— start PROVIDED INFORMATION —
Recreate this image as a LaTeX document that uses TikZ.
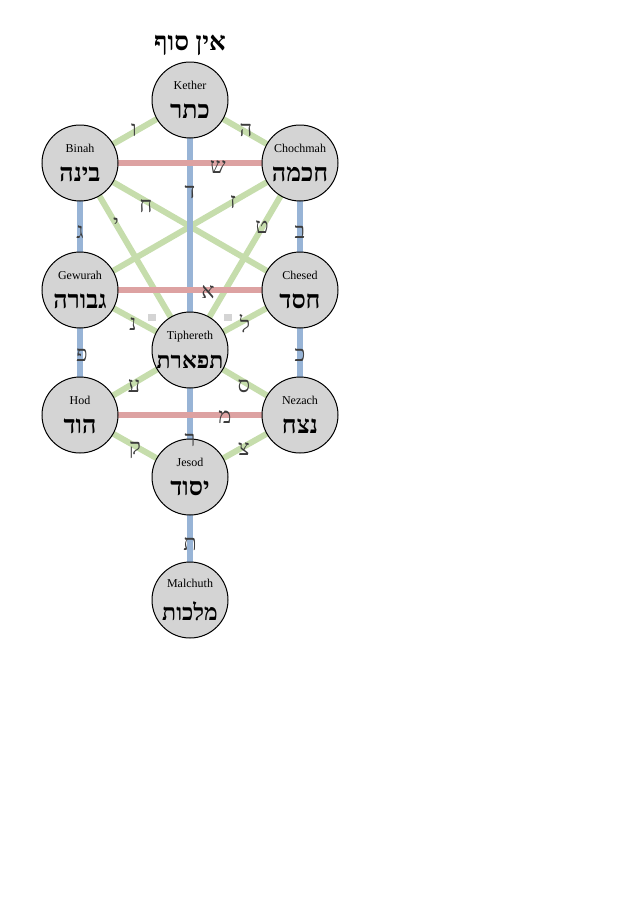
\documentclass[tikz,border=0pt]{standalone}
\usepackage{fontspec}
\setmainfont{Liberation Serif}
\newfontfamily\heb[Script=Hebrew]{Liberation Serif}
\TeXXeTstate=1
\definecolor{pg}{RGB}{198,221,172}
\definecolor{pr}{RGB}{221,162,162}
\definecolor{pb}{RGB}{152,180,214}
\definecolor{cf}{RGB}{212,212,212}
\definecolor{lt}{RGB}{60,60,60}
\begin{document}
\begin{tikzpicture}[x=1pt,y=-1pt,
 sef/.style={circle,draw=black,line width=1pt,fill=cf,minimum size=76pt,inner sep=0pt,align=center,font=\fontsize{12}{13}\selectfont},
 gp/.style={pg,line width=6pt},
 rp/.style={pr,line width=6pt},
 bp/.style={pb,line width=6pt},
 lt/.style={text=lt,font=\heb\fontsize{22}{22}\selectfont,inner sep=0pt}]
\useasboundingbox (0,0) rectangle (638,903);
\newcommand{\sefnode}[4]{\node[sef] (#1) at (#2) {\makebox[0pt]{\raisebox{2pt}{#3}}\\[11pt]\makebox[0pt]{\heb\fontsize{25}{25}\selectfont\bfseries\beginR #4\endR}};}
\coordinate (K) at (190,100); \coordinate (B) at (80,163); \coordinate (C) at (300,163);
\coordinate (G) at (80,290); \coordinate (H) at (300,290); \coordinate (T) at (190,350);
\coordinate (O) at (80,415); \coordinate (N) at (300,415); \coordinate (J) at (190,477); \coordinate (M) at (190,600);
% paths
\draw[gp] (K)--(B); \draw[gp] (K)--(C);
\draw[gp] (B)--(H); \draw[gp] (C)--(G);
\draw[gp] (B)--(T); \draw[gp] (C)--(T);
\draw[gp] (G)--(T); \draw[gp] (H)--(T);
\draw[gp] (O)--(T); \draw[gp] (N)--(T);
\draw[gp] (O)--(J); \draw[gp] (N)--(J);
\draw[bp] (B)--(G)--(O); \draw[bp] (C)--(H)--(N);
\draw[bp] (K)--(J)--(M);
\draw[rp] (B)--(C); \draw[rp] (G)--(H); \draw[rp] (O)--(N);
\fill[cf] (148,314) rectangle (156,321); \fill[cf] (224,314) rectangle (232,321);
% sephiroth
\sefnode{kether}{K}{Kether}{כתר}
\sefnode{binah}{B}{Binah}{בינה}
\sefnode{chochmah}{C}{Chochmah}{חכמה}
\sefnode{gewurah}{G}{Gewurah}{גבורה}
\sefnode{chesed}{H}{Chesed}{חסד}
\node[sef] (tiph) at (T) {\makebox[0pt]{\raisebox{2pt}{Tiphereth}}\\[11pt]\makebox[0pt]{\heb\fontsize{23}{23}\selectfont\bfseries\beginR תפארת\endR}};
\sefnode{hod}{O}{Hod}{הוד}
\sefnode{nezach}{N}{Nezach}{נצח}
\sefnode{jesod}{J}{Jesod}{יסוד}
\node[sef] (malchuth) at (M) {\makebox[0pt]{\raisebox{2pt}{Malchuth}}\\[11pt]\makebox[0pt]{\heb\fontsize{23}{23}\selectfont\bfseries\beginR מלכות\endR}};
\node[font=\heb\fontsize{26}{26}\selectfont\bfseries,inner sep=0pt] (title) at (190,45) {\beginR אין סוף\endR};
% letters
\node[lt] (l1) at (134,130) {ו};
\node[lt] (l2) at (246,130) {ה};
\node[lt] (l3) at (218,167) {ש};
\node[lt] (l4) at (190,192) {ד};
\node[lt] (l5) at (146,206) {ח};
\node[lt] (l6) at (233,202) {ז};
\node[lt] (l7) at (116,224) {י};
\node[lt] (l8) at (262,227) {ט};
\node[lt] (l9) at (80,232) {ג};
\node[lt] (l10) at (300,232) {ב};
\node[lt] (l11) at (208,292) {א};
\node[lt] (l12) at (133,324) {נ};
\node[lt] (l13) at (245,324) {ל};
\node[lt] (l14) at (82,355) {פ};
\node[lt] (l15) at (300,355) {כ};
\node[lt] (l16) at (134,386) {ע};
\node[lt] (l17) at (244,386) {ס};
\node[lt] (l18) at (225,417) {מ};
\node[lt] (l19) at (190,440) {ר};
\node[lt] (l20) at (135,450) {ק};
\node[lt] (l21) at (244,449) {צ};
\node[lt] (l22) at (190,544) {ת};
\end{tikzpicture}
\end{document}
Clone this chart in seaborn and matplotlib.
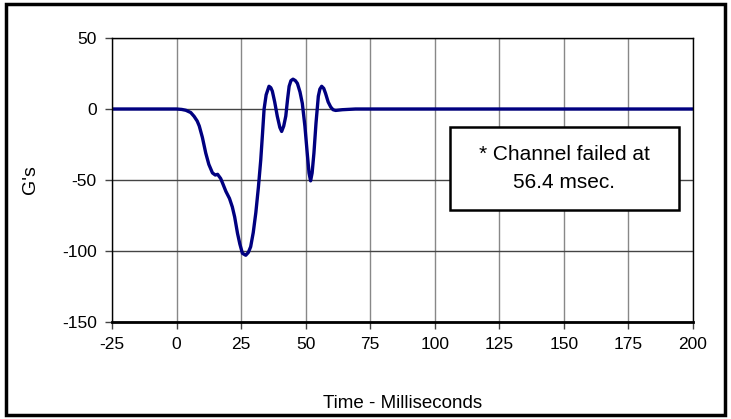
— end PROVIDED INFORMATION —
## [GOAL]
Take the listing above and restate it word for word, without its pictures.

## [SOLUTION TO THIS TASK]
Recreate this image as a LaTeX document that uses TikZ.
\documentclass[tikz,border=0pt]{standalone}
\usepackage{fontspec}
\setmainfont{Liberation Serif}
\newfontfamily\heb[Script=Hebrew]{Liberation Serif}
\TeXXeTstate=1
\definecolor{pg}{RGB}{198,221,172}
\definecolor{pr}{RGB}{221,162,162}
\definecolor{pb}{RGB}{152,180,214}
\definecolor{cf}{RGB}{212,212,212}
\definecolor{lt}{RGB}{60,60,60}
\begin{document}
\begin{tikzpicture}[x=1pt,y=-1pt,
 sef/.style={circle,draw=black,line width=1pt,fill=cf,minimum size=76pt,inner sep=0pt,align=center,font=\fontsize{12}{13}\selectfont},
 gp/.style={pg,line width=6pt},
 rp/.style={pr,line width=6pt},
 bp/.style={pb,line width=6pt},
 lt/.style={text=lt,font=\heb\fontsize{22}{22}\selectfont,inner sep=0pt}]
\useasboundingbox (0,0) rectangle (638,903);
\newcommand{\sefnode}[4]{\node[sef] (#1) at (#2) {\makebox[0pt]{\raisebox{2pt}{#3}}\\[11pt]\makebox[0pt]{\heb\fontsize{25}{25}\selectfont\bfseries\beginR #4\endR}};}
\coordinate (K) at (190,100); \coordinate (B) at (80,163); \coordinate (C) at (300,163);
\coordinate (G) at (80,290); \coordinate (H) at (300,290); \coordinate (T) at (190,350);
\coordinate (O) at (80,415); \coordinate (N) at (300,415); \coordinate (J) at (190,477); \coordinate (M) at (190,600);
% paths
\draw[gp] (K)--(B); \draw[gp] (K)--(C);
\draw[gp] (B)--(H); \draw[gp] (C)--(G);
\draw[gp] (B)--(T); \draw[gp] (C)--(T);
\draw[gp] (G)--(T); \draw[gp] (H)--(T);
\draw[gp] (O)--(T); \draw[gp] (N)--(T);
\draw[gp] (O)--(J); \draw[gp] (N)--(J);
\draw[bp] (B)--(G)--(O); \draw[bp] (C)--(H)--(N);
\draw[bp] (K)--(J)--(M);
\draw[rp] (B)--(C); \draw[rp] (G)--(H); \draw[rp] (O)--(N);
\fill[cf] (148,314) rectangle (156,321); \fill[cf] (224,314) rectangle (232,321);
% sephiroth
\sefnode{kether}{K}{Kether}{כתר}
\sefnode{binah}{B}{Binah}{בינה}
\sefnode{chochmah}{C}{Chochmah}{חכמה}
\sefnode{gewurah}{G}{Gewurah}{גבורה}
\sefnode{chesed}{H}{Chesed}{חסד}
\node[sef] (tiph) at (T) {\makebox[0pt]{\raisebox{2pt}{Tiphereth}}\\[11pt]\makebox[0pt]{\heb\fontsize{23}{23}\selectfont\bfseries\beginR תפארת\endR}};
\sefnode{hod}{O}{Hod}{הוד}
\sefnode{nezach}{N}{Nezach}{נצח}
\sefnode{jesod}{J}{Jesod}{יסוד}
\node[sef] (malchuth) at (M) {\makebox[0pt]{\raisebox{2pt}{Malchuth}}\\[11pt]\makebox[0pt]{\heb\fontsize{23}{23}\selectfont\bfseries\beginR מלכות\endR}};
\node[font=\heb\fontsize{26}{26}\selectfont\bfseries,inner sep=0pt] (title) at (190,45) {\beginR אין סוף\endR};
% letters
\node[lt] (l1) at (134,130) {ו};
\node[lt] (l2) at (246,130) {ה};
\node[lt] (l3) at (218,167) {ש};
\node[lt] (l4) at (190,192) {ד};
\node[lt] (l5) at (146,206) {ח};
\node[lt] (l6) at (233,202) {ז};
\node[lt] (l7) at (116,224) {י};
\node[lt] (l8) at (262,227) {ט};
\node[lt] (l9) at (80,232) {ג};
\node[lt] (l10) at (300,232) {ב};
\node[lt] (l11) at (208,292) {א};
\node[lt] (l12) at (133,324) {נ};
\node[lt] (l13) at (245,324) {ל};
\node[lt] (l14) at (82,355) {פ};
\node[lt] (l15) at (300,355) {כ};
\node[lt] (l16) at (134,386) {ע};
\node[lt] (l17) at (244,386) {ס};
\node[lt] (l18) at (225,417) {מ};
\node[lt] (l19) at (190,440) {ר};
\node[lt] (l20) at (135,450) {ק};
\node[lt] (l21) at (244,449) {צ};
\node[lt] (l22) at (190,544) {ת};
\end{tikzpicture}
\end{document}
Clone this chart in seaborn and matplotlib.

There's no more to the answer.